** start of SOURCE EXCERPT **

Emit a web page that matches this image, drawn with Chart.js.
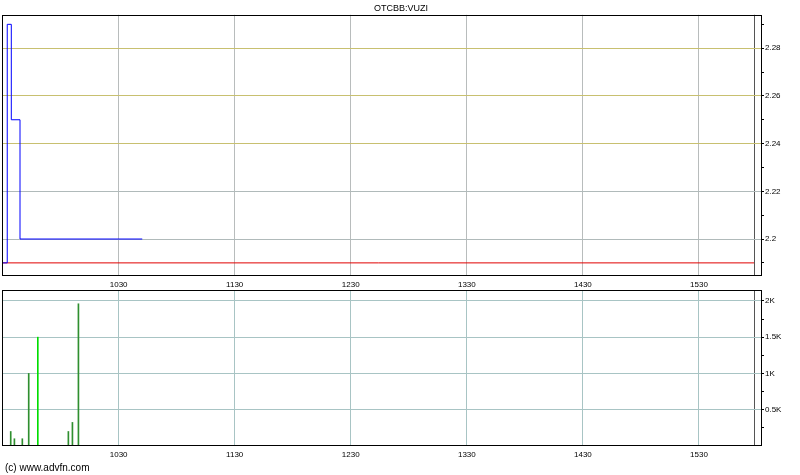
<!DOCTYPE html>
<html>
<head>
<meta charset="utf-8">
<script src="https://cdn.jsdelivr.net/npm/chart.js@4"></script>
<style>
  html, body { margin: 0; padding: 0; background: #fff; }
  #wrap { position: relative; width: 800px; height: 475px; overflow: hidden; }
  #price-box { position: absolute; left: 0; top: 0; width: 800px; height: 290px; }
  #volume-box { position: absolute; left: 0; top: 282px; width: 800px; height: 193px; }
  #copy {
    position: absolute; left: 5px; top: 462px;
    font: 10px "Liberation Sans", Arial, sans-serif; color: #000;
  }
</style>
</head>
<body>
<div id="wrap">
  <div id="price-box"><canvas id="price-chart"></canvas></div>
  <div id="volume-box"><canvas id="volume-chart"></canvas></div>
  <div id="copy">(c) www.advfn.com</div>
</div>
<script>
// Minutes after 09:30 on the x axis
const timeTicks = [60, 120, 180, 240, 300, 360];
const timeLabels = ['1030', '1130', '1230', '1330', '1430', '1530'];
const sessionEnd = 388.5;

// Price (step line) and previous close
const priceTimes = [0, 2.4, 4.5, 9, 72.2];
const priceValues = [2.19, 2.29, 2.25, 2.20, 2.20];
const prevClose = 2.19;
const priceTicks = [2.19, 2.2, 2.21, 2.22, 2.23, 2.24, 2.25, 2.26, 2.27, 2.28, 2.29];
const priceLabelTicks = [2.2, 2.22, 2.24, 2.26, 2.28];
const upperGridTicks = [2.24, 2.26, 2.28];

// Volume bars
const volumeTimes = [4.2, 6.1, 10.2, 13.5, 18.2, 34.0, 36.1, 39.2];
const volumeValues = [200, 100, 100, 1000, 1500, 200, 325, 1960];
const volumeTicks = [250, 500, 750, 1000, 1250, 1500, 1750, 2000];

const FONT = '"Liberation Sans", Arial, sans-serif';
const X_MIN = -0.31;
const X_MAX = 392.6;
const Y_MIN = 2.1845;
const Y_MAX = 2.294;

/**
 * Draw a black frame round the plot area
 */
const frame = {
  id: 'frame',
  afterDraw(chart) {
    const a = chart.chartArea;
    const ctx = chart.ctx;
    ctx.save();
    ctx.strokeStyle = '#000';
    ctx.lineWidth = 1;
    ctx.strokeRect(Math.round(a.left) + 0.5, Math.round(a.top) + 0.5,
      Math.round(a.right - a.left) - 1, Math.round(a.bottom - a.top) - 1);
    ctx.restore();
  }
};

// Shared time axis
function timeAxis(gridColor) {
  const ticks = timeTicks.concat([sessionEnd]);
  return {
    type: 'linear',
    min: X_MIN,
    max: X_MAX,
    offset: false,
    afterBuildTicks: (scale) => {
      scale.ticks = ticks.map(v => ({ value: v }));
    },
    afterFit: (scale) => { scale.height = 14; },
    border: { display: false },
    grid: {
      offset: false,
      color: ticks.map(v => v === sessionEnd ? '#555' : gridColor),
      tickLength: 0
    },
    ticks: {
      autoSkip: false,
      maxRotation: 0,
      padding: 4,
      color: '#000',
      font: { family: FONT, size: 8 },
      callback: (value) => {
        const i = timeTicks.indexOf(value);
        return i >= 0 ? timeLabels[i] : '';
      }
    }
  };
}

const hasLabel = (v) => priceLabelTicks.some(t => Math.abs(t - v) < 1e-6);
const isUpper = (v) => upperGridTicks.some(t => Math.abs(t - v) < 1e-6);

new Chart(document.getElementById('price-chart').getContext('2d'), {
  type: 'line',
  data: {
    datasets: [{
      label: 'Price',
      data: priceTimes.map((t, i) => ({ x: t, y: priceValues[i] })),
      borderColor: '#0000ff',
      borderWidth: 1,
      pointRadius: 0,
      stepped: true,
      fill: false
    }, {
      label: 'Previous close',
      data: [{ x: 0, y: prevClose }, { x: sessionEnd, y: prevClose }],
      borderColor: '#e00000',
      borderWidth: 1,
      pointRadius: 0,
      fill: false
    }]
  },
  options: {
    responsive: true,
    maintainAspectRatio: false,
    animation: false,
    layout: { padding: { left: 2, right: 0, top: 0, bottom: 0 } },
    plugins: {
      legend: { display: false },
      tooltip: { enabled: false },
      title: {
        display: true,
        text: 'OTCBB:VUZI',
        color: '#000',
        font: { family: FONT, size: 9, weight: 'normal' },
        padding: { top: 3, bottom: 1 }
      }
    },
    scales: {
      x: timeAxis('#b8bcbc'),
      y: {
        position: 'right',
        min: Y_MIN,
        max: Y_MAX,
        afterBuildTicks: (scale) => {
          scale.ticks = priceTicks.map(v => ({ value: v }));
        },
        afterFit: (scale) => { scale.width = 38; },
        border: { display: false },
        grid: {
          color: (ctx) => {
            const v = ctx.tick ? ctx.tick.value : NaN;
            if (!hasLabel(v) || isUpper(v)) return 'rgba(0,0,0,0)';
            return '#b0baba';
          },
          tickColor: '#000',
          tickLength: 2
        },
        ticks: {
          autoSkip: false,
          padding: 1,
          color: '#000',
          font: { family: FONT, size: 8 },
          callback: (value) => hasLabel(value) ? String(+value.toFixed(2)) : ''
        }
      },
      // overlay axis for the khaki upper grid lines
      yUpper: {
        position: 'right',
        min: Y_MIN,
        max: Y_MAX,
        afterBuildTicks: (scale) => {
          scale.ticks = upperGridTicks.map(v => ({ value: v }));
        },
        afterFit: (scale) => { scale.width = 0; },
        border: { display: false },
        grid: { color: '#c8c070', drawTicks: false },
        ticks: { display: false }
      }
    }
  },
  plugins: [frame]
});

const formatK = (v) => String(v / 1000) + 'K';
const isMajorVolume = (v) => v % 500 === 0 && v > 0;

new Chart(document.getElementById('volume-chart').getContext('2d'), {
  type: 'bar',
  data: {
    datasets: [{
      label: 'Volume',
      data: volumeTimes.map((t, i) => ({ x: t, y: volumeValues[i] })),
      backgroundColor: volumeValues.map(v => v === 1500 ? '#00dd00' : '#2f8f2f'),
      borderWidth: 0,
      barThickness: 1
    }]
  },
  options: {
    responsive: true,
    maintainAspectRatio: false,
    animation: false,
    layout: { padding: { left: 2, right: 0, top: 8, bottom: 15 } },
    plugins: {
      legend: { display: false },
      tooltip: { enabled: false }
    },
    scales: {
      x: timeAxis('#a8c4c4'),
      y: {
        position: 'right',
        min: 0,
        max: 2150,
        afterBuildTicks: (scale) => {
          scale.ticks = volumeTicks.map(v => ({ value: v }));
        },
        afterFit: (scale) => { scale.width = 38; },
        border: { display: false },
        grid: {
          color: volumeTicks.map(v => isMajorVolume(v) ? '#a8c4c4' : 'rgba(0,0,0,0)'),
          tickColor: '#000',
          tickLength: 2
        },
        ticks: {
          autoSkip: false,
          padding: 1,
          color: '#000',
          font: { family: FONT, size: 8 },
          callback: (value) => isMajorVolume(value) ? formatK(value) : ''
        }
      }
    }
  },
  plugins: [frame]
});
</script>
</body>
</html>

** end of SOURCE EXCERPT **

GOAL = Transcribe the material as is, with images omitted.

RESPONSE TO THIS EXERCISE =
Emit a web page that matches this image, drawn with Chart.js.
<!DOCTYPE html>
<html>
<head>
<meta charset="utf-8">
<script src="https://cdn.jsdelivr.net/npm/chart.js@4"></script>
<style>
  html, body { margin: 0; padding: 0; background: #fff; }
  #wrap { position: relative; width: 800px; height: 475px; overflow: hidden; }
  #price-box { position: absolute; left: 0; top: 0; width: 800px; height: 290px; }
  #volume-box { position: absolute; left: 0; top: 282px; width: 800px; height: 193px; }
  #copy {
    position: absolute; left: 5px; top: 462px;
    font: 10px "Liberation Sans", Arial, sans-serif; color: #000;
  }
</style>
</head>
<body>
<div id="wrap">
  <div id="price-box"><canvas id="price-chart"></canvas></div>
  <div id="volume-box"><canvas id="volume-chart"></canvas></div>
  <div id="copy">(c) www.advfn.com</div>
</div>
<script>
// Minutes after 09:30 on the x axis
const timeTicks = [60, 120, 180, 240, 300, 360];
const timeLabels = ['1030', '1130', '1230', '1330', '1430', '1530'];
const sessionEnd = 388.5;

// Price (step line) and previous close
const priceTimes = [0, 2.4, 4.5, 9, 72.2];
const priceValues = [2.19, 2.29, 2.25, 2.20, 2.20];
const prevClose = 2.19;
const priceTicks = [2.19, 2.2, 2.21, 2.22, 2.23, 2.24, 2.25, 2.26, 2.27, 2.28, 2.29];
const priceLabelTicks = [2.2, 2.22, 2.24, 2.26, 2.28];
const upperGridTicks = [2.24, 2.26, 2.28];

// Volume bars
const volumeTimes = [4.2, 6.1, 10.2, 13.5, 18.2, 34.0, 36.1, 39.2];
const volumeValues = [200, 100, 100, 1000, 1500, 200, 325, 1960];
const volumeTicks = [250, 500, 750, 1000, 1250, 1500, 1750, 2000];

const FONT = '"Liberation Sans", Arial, sans-serif';
const X_MIN = -0.31;
const X_MAX = 392.6;
const Y_MIN = 2.1845;
const Y_MAX = 2.294;

/**
 * Draw a black frame round the plot area
 */
const frame = {
  id: 'frame',
  afterDraw(chart) {
    const a = chart.chartArea;
    const ctx = chart.ctx;
    ctx.save();
    ctx.strokeStyle = '#000';
    ctx.lineWidth = 1;
    ctx.strokeRect(Math.round(a.left) + 0.5, Math.round(a.top) + 0.5,
      Math.round(a.right - a.left) - 1, Math.round(a.bottom - a.top) - 1);
    ctx.restore();
  }
};

// Shared time axis
function timeAxis(gridColor) {
  const ticks = timeTicks.concat([sessionEnd]);
  return {
    type: 'linear',
    min: X_MIN,
    max: X_MAX,
    offset: false,
    afterBuildTicks: (scale) => {
      scale.ticks = ticks.map(v => ({ value: v }));
    },
    afterFit: (scale) => { scale.height = 14; },
    border: { display: false },
    grid: {
      offset: false,
      color: ticks.map(v => v === sessionEnd ? '#555' : gridColor),
      tickLength: 0
    },
    ticks: {
      autoSkip: false,
      maxRotation: 0,
      padding: 4,
      color: '#000',
      font: { family: FONT, size: 8 },
      callback: (value) => {
        const i = timeTicks.indexOf(value);
        return i >= 0 ? timeLabels[i] : '';
      }
    }
  };
}

const hasLabel = (v) => priceLabelTicks.some(t => Math.abs(t - v) < 1e-6);
const isUpper = (v) => upperGridTicks.some(t => Math.abs(t - v) < 1e-6);

new Chart(document.getElementById('price-chart').getContext('2d'), {
  type: 'line',
  data: {
    datasets: [{
      label: 'Price',
      data: priceTimes.map((t, i) => ({ x: t, y: priceValues[i] })),
      borderColor: '#0000ff',
      borderWidth: 1,
      pointRadius: 0,
      stepped: true,
      fill: false
    }, {
      label: 'Previous close',
      data: [{ x: 0, y: prevClose }, { x: sessionEnd, y: prevClose }],
      borderColor: '#e00000',
      borderWidth: 1,
      pointRadius: 0,
      fill: false
    }]
  },
  options: {
    responsive: true,
    maintainAspectRatio: false,
    animation: false,
    layout: { padding: { left: 2, right: 0, top: 0, bottom: 0 } },
    plugins: {
      legend: { display: false },
      tooltip: { enabled: false },
      title: {
        display: true,
        text: 'OTCBB:VUZI',
        color: '#000',
        font: { family: FONT, size: 9, weight: 'normal' },
        padding: { top: 3, bottom: 1 }
      }
    },
    scales: {
      x: timeAxis('#b8bcbc'),
      y: {
        position: 'right',
        min: Y_MIN,
        max: Y_MAX,
        afterBuildTicks: (scale) => {
          scale.ticks = priceTicks.map(v => ({ value: v }));
        },
        afterFit: (scale) => { scale.width = 38; },
        border: { display: false },
        grid: {
          color: (ctx) => {
            const v = ctx.tick ? ctx.tick.value : NaN;
            if (!hasLabel(v) || isUpper(v)) return 'rgba(0,0,0,0)';
            return '#b0baba';
          },
          tickColor: '#000',
          tickLength: 2
        },
        ticks: {
          autoSkip: false,
          padding: 1,
          color: '#000',
          font: { family: FONT, size: 8 },
          callback: (value) => hasLabel(value) ? String(+value.toFixed(2)) : ''
        }
      },
      // overlay axis for the khaki upper grid lines
      yUpper: {
        position: 'right',
        min: Y_MIN,
        max: Y_MAX,
        afterBuildTicks: (scale) => {
          scale.ticks = upperGridTicks.map(v => ({ value: v }));
        },
        afterFit: (scale) => { scale.width = 0; },
        border: { display: false },
        grid: { color: '#c8c070', drawTicks: false },
        ticks: { display: false }
      }
    }
  },
  plugins: [frame]
});

const formatK = (v) => String(v / 1000) + 'K';
const isMajorVolume = (v) => v % 500 === 0 && v > 0;

new Chart(document.getElementById('volume-chart').getContext('2d'), {
  type: 'bar',
  data: {
    datasets: [{
      label: 'Volume',
      data: volumeTimes.map((t, i) => ({ x: t, y: volumeValues[i] })),
      backgroundColor: volumeValues.map(v => v === 1500 ? '#00dd00' : '#2f8f2f'),
      borderWidth: 0,
      barThickness: 1
    }]
  },
  options: {
    responsive: true,
    maintainAspectRatio: false,
    animation: false,
    layout: { padding: { left: 2, right: 0, top: 8, bottom: 15 } },
    plugins: {
      legend: { display: false },
      tooltip: { enabled: false }
    },
    scales: {
      x: timeAxis('#a8c4c4'),
      y: {
        position: 'right',
        min: 0,
        max: 2150,
        afterBuildTicks: (scale) => {
          scale.ticks = volumeTicks.map(v => ({ value: v }));
        },
        afterFit: (scale) => { scale.width = 38; },
        border: { display: false },
        grid: {
          color: volumeTicks.map(v => isMajorVolume(v) ? '#a8c4c4' : 'rgba(0,0,0,0)'),
          tickColor: '#000',
          tickLength: 2
        },
        ticks: {
          autoSkip: false,
          padding: 1,
          color: '#000',
          font: { family: FONT, size: 8 },
          callback: (value) => isMajorVolume(value) ? formatK(value) : ''
        }
      }
    }
  },
  plugins: [frame]
});
</script>
</body>
</html>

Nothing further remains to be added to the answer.